Write out the opening lines of the data word for word, up to and including the line with "Y0 = Y1 - MAIN_H / PX_PER_UNIT", and leave every picture and every later line out.
═══ MATERIAL
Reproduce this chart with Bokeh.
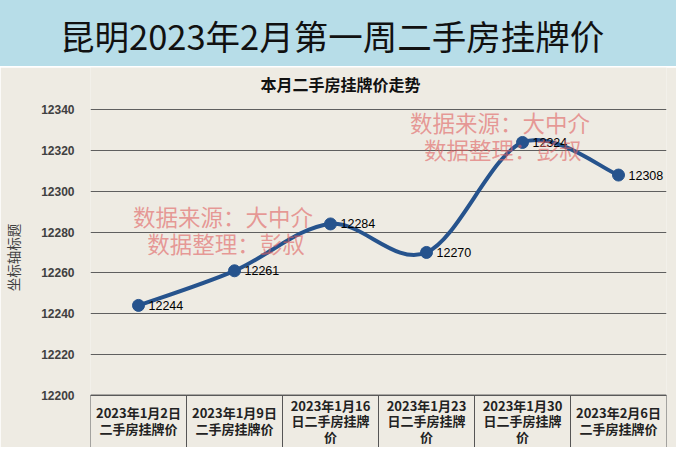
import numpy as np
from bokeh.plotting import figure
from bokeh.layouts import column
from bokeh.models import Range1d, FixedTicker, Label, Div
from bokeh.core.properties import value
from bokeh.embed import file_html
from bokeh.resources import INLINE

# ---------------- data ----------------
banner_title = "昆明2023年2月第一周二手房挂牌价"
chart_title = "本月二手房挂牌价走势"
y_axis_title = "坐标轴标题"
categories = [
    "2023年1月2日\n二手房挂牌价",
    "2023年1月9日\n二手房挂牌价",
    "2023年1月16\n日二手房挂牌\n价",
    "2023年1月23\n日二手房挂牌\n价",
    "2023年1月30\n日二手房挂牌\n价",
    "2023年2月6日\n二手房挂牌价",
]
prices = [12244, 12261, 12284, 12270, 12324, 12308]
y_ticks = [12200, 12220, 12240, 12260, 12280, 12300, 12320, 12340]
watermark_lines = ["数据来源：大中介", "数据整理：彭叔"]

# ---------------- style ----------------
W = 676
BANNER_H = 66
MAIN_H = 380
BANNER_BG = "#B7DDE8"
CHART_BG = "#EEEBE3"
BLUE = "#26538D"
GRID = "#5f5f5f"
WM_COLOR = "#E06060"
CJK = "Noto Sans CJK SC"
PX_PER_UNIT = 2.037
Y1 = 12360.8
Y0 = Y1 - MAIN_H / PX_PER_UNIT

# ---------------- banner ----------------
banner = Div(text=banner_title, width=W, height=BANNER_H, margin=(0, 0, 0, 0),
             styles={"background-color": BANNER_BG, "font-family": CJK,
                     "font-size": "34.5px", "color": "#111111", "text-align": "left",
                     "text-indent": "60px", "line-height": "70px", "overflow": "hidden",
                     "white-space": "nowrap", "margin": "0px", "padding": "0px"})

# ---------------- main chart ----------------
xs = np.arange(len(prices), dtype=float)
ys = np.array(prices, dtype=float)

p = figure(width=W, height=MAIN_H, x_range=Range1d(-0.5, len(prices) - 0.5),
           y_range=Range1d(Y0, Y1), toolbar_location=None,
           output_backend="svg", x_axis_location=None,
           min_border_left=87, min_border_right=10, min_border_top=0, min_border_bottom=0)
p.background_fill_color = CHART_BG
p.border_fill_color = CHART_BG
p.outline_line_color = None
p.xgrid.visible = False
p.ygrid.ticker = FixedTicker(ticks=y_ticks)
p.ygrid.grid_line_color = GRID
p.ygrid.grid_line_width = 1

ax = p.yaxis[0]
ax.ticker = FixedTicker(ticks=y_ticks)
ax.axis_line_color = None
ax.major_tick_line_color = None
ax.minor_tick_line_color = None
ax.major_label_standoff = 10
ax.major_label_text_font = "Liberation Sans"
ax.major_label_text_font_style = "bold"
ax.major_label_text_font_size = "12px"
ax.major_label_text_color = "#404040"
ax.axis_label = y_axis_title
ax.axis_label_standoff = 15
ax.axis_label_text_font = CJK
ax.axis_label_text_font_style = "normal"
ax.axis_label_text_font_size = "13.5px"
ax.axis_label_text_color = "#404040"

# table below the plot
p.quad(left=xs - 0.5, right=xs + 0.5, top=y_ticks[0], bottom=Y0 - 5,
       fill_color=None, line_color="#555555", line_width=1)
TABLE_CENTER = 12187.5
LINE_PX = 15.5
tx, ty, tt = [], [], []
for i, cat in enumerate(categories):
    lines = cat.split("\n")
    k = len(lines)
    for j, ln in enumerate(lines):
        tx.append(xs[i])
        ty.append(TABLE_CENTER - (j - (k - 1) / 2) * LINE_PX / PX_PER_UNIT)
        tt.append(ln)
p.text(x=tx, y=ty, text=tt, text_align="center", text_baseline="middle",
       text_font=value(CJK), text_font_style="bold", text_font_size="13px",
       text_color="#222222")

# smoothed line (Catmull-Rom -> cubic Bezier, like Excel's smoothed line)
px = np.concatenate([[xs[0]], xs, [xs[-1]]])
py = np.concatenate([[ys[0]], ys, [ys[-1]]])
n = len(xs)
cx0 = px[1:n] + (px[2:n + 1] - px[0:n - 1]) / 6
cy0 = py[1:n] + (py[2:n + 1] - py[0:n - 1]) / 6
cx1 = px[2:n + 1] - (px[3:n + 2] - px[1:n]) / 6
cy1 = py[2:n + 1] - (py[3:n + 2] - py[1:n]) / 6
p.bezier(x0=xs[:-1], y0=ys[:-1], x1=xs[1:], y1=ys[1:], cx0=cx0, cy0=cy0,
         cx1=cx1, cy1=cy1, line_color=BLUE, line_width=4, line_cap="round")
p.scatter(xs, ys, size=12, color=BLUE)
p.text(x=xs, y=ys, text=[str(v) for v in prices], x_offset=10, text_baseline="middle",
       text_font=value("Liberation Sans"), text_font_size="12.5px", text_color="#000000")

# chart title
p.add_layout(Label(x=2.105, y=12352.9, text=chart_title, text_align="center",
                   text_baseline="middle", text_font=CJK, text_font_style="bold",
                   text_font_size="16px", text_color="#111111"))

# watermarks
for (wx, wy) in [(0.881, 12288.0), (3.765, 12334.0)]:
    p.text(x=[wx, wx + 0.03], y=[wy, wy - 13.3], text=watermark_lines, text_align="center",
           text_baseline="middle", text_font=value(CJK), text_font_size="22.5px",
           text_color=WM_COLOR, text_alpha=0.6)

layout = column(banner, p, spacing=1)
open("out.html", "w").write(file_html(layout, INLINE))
══════
* [TASK RESPONSE]:
Reproduce this chart with Bokeh.
import numpy as np
from bokeh.plotting import figure
from bokeh.layouts import column
from bokeh.models import Range1d, FixedTicker, Label, Div
from bokeh.core.properties import value
from bokeh.embed import file_html
from bokeh.resources import INLINE

# ---------------- data ----------------
banner_title = "昆明2023年2月第一周二手房挂牌价"
chart_title = "本月二手房挂牌价走势"
y_axis_title = "坐标轴标题"
categories = [
    "2023年1月2日\n二手房挂牌价",
    "2023年1月9日\n二手房挂牌价",
    "2023年1月16\n日二手房挂牌\n价",
    "2023年1月23\n日二手房挂牌\n价",
    "2023年1月30\n日二手房挂牌\n价",
    "2023年2月6日\n二手房挂牌价",
]
prices = [12244, 12261, 12284, 12270, 12324, 12308]
y_ticks = [12200, 12220, 12240, 12260, 12280, 12300, 12320, 12340]
watermark_lines = ["数据来源：大中介", "数据整理：彭叔"]

# ---------------- style ----------------
W = 676
BANNER_H = 66
MAIN_H = 380
BANNER_BG = "#B7DDE8"
CHART_BG = "#EEEBE3"
BLUE = "#26538D"
GRID = "#5f5f5f"
WM_COLOR = "#E06060"
CJK = "Noto Sans CJK SC"
PX_PER_UNIT = 2.037
Y1 = 12360.8
Y0 = Y1 - MAIN_H / PX_PER_UNIT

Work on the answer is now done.